Aber keine der beiden Annahmen sind richtig, wenn man sich auf das Buch einlässt und in der richtigen Stimmung zu fassen bekommt – denn meiner Meinung nach, entfaltet sich das Potenzial erst in der Dunkelheit, wenn man sich auf Marin einlässt und wenn man versteht, dass sie genau das ausspricht, vor dem sich jeder von uns fürchtet.

Beginnen wir allerdings erst einmal mit dem Schreibstil. Über ihn gab es am Anfang nicht viel zu berichten, er war einfach und locker, sehr schön, aber nichts, was hervorstechen würde. Aber sobald auch die Geschichte an Fahrt aufnahm und ich mich deutlich besser in Marins Lage hineinversetzen konnte, wurde auch der Schreibstil einzigartig. Nina LaCour, die Autorin, versteht sich in einer Präzision darauf, die richtigen Wörter für die passenden Emotionen zu finden, die mich verblüffte und ein wenig neidisch machte. Manchmal war nur ein Satz, gar das richtige Wort nötig, um mich vom Hocker zu hauen – und sie hat genau diese Meisterschaft mit Bravour bestanden.

Bei einer Handlung von 200 Seiten ist man als Leser erst einmal etwas skeptisch, vor allem wenn man ein eher schweres Thema erwartet. Am Anfang hatte ich auch so meine Probleme, in die Geschichte herein zu finden. Marin war zwar eine angenehme Protagonistin, aber man bekam am Anfang nicht viel von ihr mit, da sie sich sehr von ihrer Vergangenheit abzuschirmen versuchte.

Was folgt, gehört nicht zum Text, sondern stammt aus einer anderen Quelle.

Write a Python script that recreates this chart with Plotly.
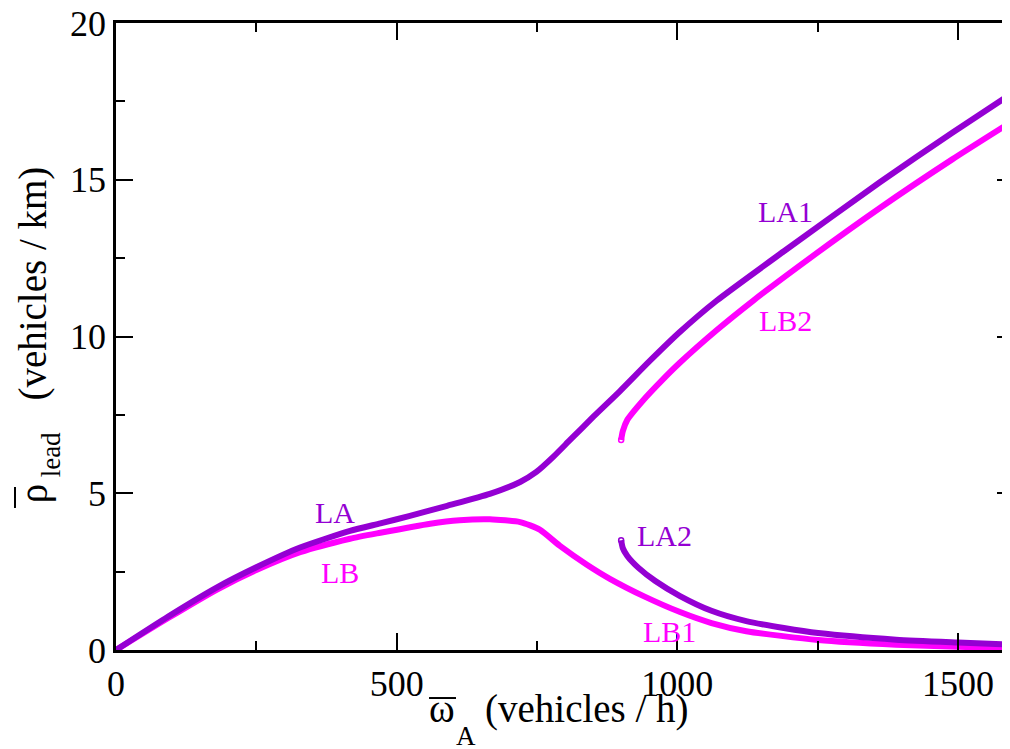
import plotly.graph_objects as go

# LA (purple, main branch continuing as LA1)
la_x = [0, 93, 180, 250, 328, 417, 471, 522, 590, 666, 720, 749, 779, 809, 851, 898, 951, 1005, 1070, 1190, 1361, 1490, 1600]
la_y = [0, 1.07, 2.0, 2.64, 3.27, 3.8, 4.04, 4.27, 4.6, 4.98, 5.36, 5.68, 6.16, 6.7, 7.45, 8.26, 9.22, 10.15, 11.14, 12.72, 14.92, 16.5, 17.8]

# LB (magenta, main branch continuing as LB1)
lb_x = [0, 93, 180, 250, 328, 417, 471, 560, 612, 666, 720, 755, 791, 839, 880, 941, 1005, 1061, 1123, 1251, 1390, 1500, 1600]
lb_y = [0, 1.02, 1.93, 2.55, 3.12, 3.55, 3.74, 4.03, 4.14, 4.17, 4.08, 3.84, 3.32, 2.72, 2.27, 1.71, 1.21, 0.86, 0.6, 0.32, 0.17, 0.1, 0.07]

# LA2 (purple lower branch)
la2_x = [900, 903, 911, 931, 961, 1005, 1061, 1123, 1190, 1251, 1390, 1500, 1600]
la2_y = [3.5, 3.25, 3.0, 2.62, 2.2, 1.72, 1.25, 0.92, 0.7, 0.54, 0.33, 0.24, 0.17]

# LB2 (magenta upper branch)
lb2_x = [900, 903, 911, 939, 971, 1005, 1070, 1135, 1240, 1361, 1490, 1600]
lb2_y = [6.7, 6.98, 7.34, 7.96, 8.57, 9.17, 10.2, 11.14, 12.55, 14.1, 15.65, 16.9]

labels = ["LA", "LB", "LA1", "LB2", "LA2", "LB1"]
label_x = [390, 399, 1192, 1192, 978, 987]
label_y = [4.4, 2.46, 14.0, 10.5, 3.66, 0.58]

x_ticks = [0, 500, 1000, 1500]
y_ticks = [0, 5, 10, 15, 20]

# axis title pieces: (symbol, subscript, unit text)
x_title = ["ω", "A", "(vehicles / h)"]
y_title = ["ρ", "lead", "(vehicles / km)"]

PURPLE = "#9400D3"
MAGENTA = "#FF00FF"
label_colors = [PURPLE, MAGENTA, PURPLE, MAGENTA, PURPLE, MAGENTA]
SERIF = "Times New Roman"

fig = go.Figure()
for xs, ys, c in [(lb_x, lb_y, MAGENTA), (la_x, la_y, PURPLE),
                  (lb2_x, lb2_y, MAGENTA), (la2_x, la2_y, PURPLE)]:
    fig.add_trace(go.Scatter(x=xs, y=ys, mode="lines",
                             line=dict(color=c, width=6, shape="spline", smoothing=0.6),
                             showlegend=False, hoverinfo="skip"))
for xs, ys, c in [(lb2_x, lb2_y, MAGENTA), (la2_x, la2_y, PURPLE)]:
    fig.add_trace(go.Scatter(x=xs[:1], y=ys[:1], mode="markers",
                             marker=dict(symbol="circle-open", size=5, color=c, line=dict(width=1.5)),
                             showlegend=False, hoverinfo="skip"))

for t, x, y, c in zip(labels, label_x, label_y, label_colors):
    fig.add_annotation(x=x, y=y, text=t, showarrow=False,
                       font=dict(family=SERIF, size=30, color=c))

# axis titles built from plain text pieces (no <sub> markup)
title_font = dict(family=SERIF, size=39, color="black")
sub_font = dict(family=SERIF, size=27, color="black")
common = dict(xref="paper", yref="paper", showarrow=False, xanchor="center", yanchor="middle")
fig.add_annotation(x=0.363, y=-0.094, text=x_title[0], font=title_font, **common)
fig.add_annotation(x=0.390, y=-0.137, text=x_title[1], font=sub_font, **common)
fig.add_annotation(x=0.524, y=-0.094, text=x_title[2], font=title_font, **common)
fig.add_annotation(x=-0.092, y=0.249, text=y_title[0], font=title_font, textangle=-90, **common)
fig.add_annotation(x=-0.072, y=0.311, text=y_title[1], font=sub_font, textangle=-90, **common)
fig.add_annotation(x=-0.092, y=0.585, text=y_title[2], font=title_font, textangle=-90, **common)
# overbars on ω and ρ
fig.add_shape(type="line", xref="paper", yref="paper", x0=0.3486, x1=0.3786, y0=-0.0766, y1=-0.0766,
              line=dict(color="black", width=2))
fig.add_shape(type="line", xref="paper", yref="paper", x0=-0.1125, x1=-0.1125, y0=0.2265, y1=0.260,
              line=dict(color="black", width=2))

axis_common = dict(
    showgrid=False, zeroline=False, showline=True, linecolor="black", linewidth=2.5,
    mirror="allticks", ticks="inside", ticklen=17, tickwidth=1.5, tickcolor="black",
    tickfont=dict(family=SERIF, size=36, color="black"), automargin=False,
    ticklabeloverflow="allow",
)

fig.update_xaxes(range=[0, 1600], tickvals=x_ticks,
                 minor=dict(ticks="inside", ticklen=9, tickwidth=1.5, tickcolor="black",
                            tickvals=[250, 750, 1250]),
                 **axis_common)
fig.update_yaxes(range=[0, 20], tickvals=y_ticks,
                 minor=dict(ticks="inside", ticklen=9, tickwidth=1.5, tickcolor="black",
                            tickvals=[2.5, 7.5, 12.5, 17.5]),
                 **axis_common)

fig.update_layout(width=1010, height=749, margin=dict(l=108, r=4, t=15, b=107),
                  plot_bgcolor="white", paper_bgcolor="white")

fig.write_html("out.html")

Mit Mabel zusammen wurde immer wieder auf ein einschneidendes Ereignis hingedeutet, aber es erklärte mir nicht Marins Gefühle, wodurch ich mich nicht sofort mit ihr identifizieren konnte. Die Geschichte plätscherte ein wenig dahin, als die zwei Mädchen um einander herumschlichen, ohne wichtige Dinge zu besprechen – nur gelegentliche Kapitel, die den Sommer des Geschehens zeigten, machten deutlich, wie anders Marins Leben noch vor einem halben Jahr gewesen war.

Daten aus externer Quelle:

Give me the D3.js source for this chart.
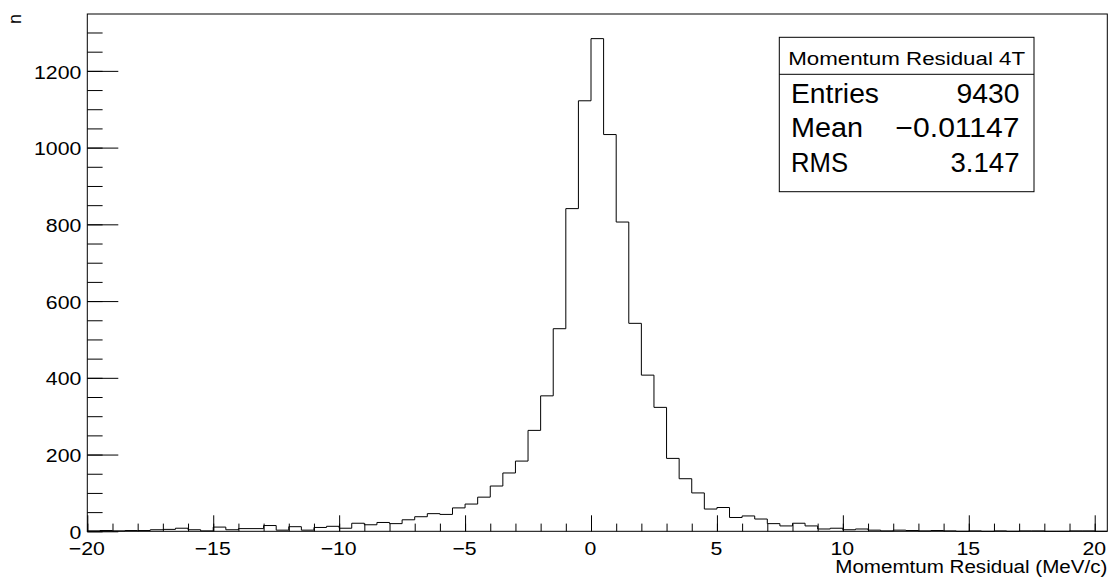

Nach etwas 100 Seiten allerdings, als Marins altes Leben immer mehr zu wackeln schien, erwischte mich das Buch in der richtigen Stimmung und entfaltete sein ganzes Potenzial. Nina LaCour sprach in mir etwas an, das ich schon lange als eine meiner eigenen größten Ängste gesehen hatte und legte Marin Worte in den Mund, die in mir selbst etwas zum Schwingen brachten. Marins größtes Problem, ist nämlich die tief sitzende Einsamkeit, die sie schon ihr ganzes Leben befällt. Mit der schneidenden Präzision, die ich bereits erwähnt habe, schaffte sie es dieses Thema so gut anzuschneiden und mich mit der Geschichte so zu berühren, dass ich zeitweise komplett in Tränen aufgelöst war. Ich fühlte mit ihr und konnte ihre Gedankengänge auf einmal viel besser verstehen. Noch jetzt, Tage nachdem ich das Buch beendet habe, würde ich meine Nase gerne noch einmal in den Roman versenken und Ninas Worten lauschen.

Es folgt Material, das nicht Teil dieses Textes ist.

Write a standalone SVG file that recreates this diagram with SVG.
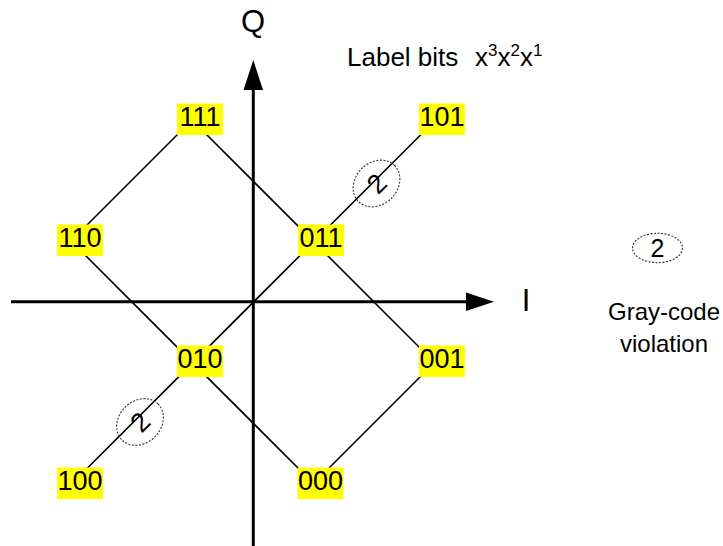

Am Ende waren es aber leider doch nur 200 Seiten an Buch und so schön die zweite Hälfte auch war, kam das Ende viel zu kurz. Marins und Mabels Beziehung kam mir in dem ganzen Rückblick etwas zu kurz, sodass ich leider mit ihnen wenig mitfiebern konnte und auch Marins Wandel am Ende war dadurch schwer verständlich. Letztendlich hat Nina LaCour in meinen Augen das Thema wunderbar angesprochen, aber weniger gut verarbeitet. Da ging so viel Potenzial verloren, dass ich die Autorin am liebsten schütteln würde!

 

Fazit

Trotz des winterlichen Settings ist das Buch eine wahre Sommerlektüre mit Tiefgang, die mich in der zweiten Hälfte wunderbar berühren konnte. Mit ein paar Seiten mehr hätte die Autorin allerdings die Beziehungen der Charaktere deutlich verbessern und das Thema viel schöner verarbeiten können – ganz davon abgesehen, dass ich auch den Titel des Buches verändert hätte. Alles in allem gebe ich aber eine klar Empfehlung an die Leute ab, die sich nicht von einem kürzeren, aber emotionalen Buch abschrecken lassen und am Ende das Thema lieber selbst reflektieren wollen!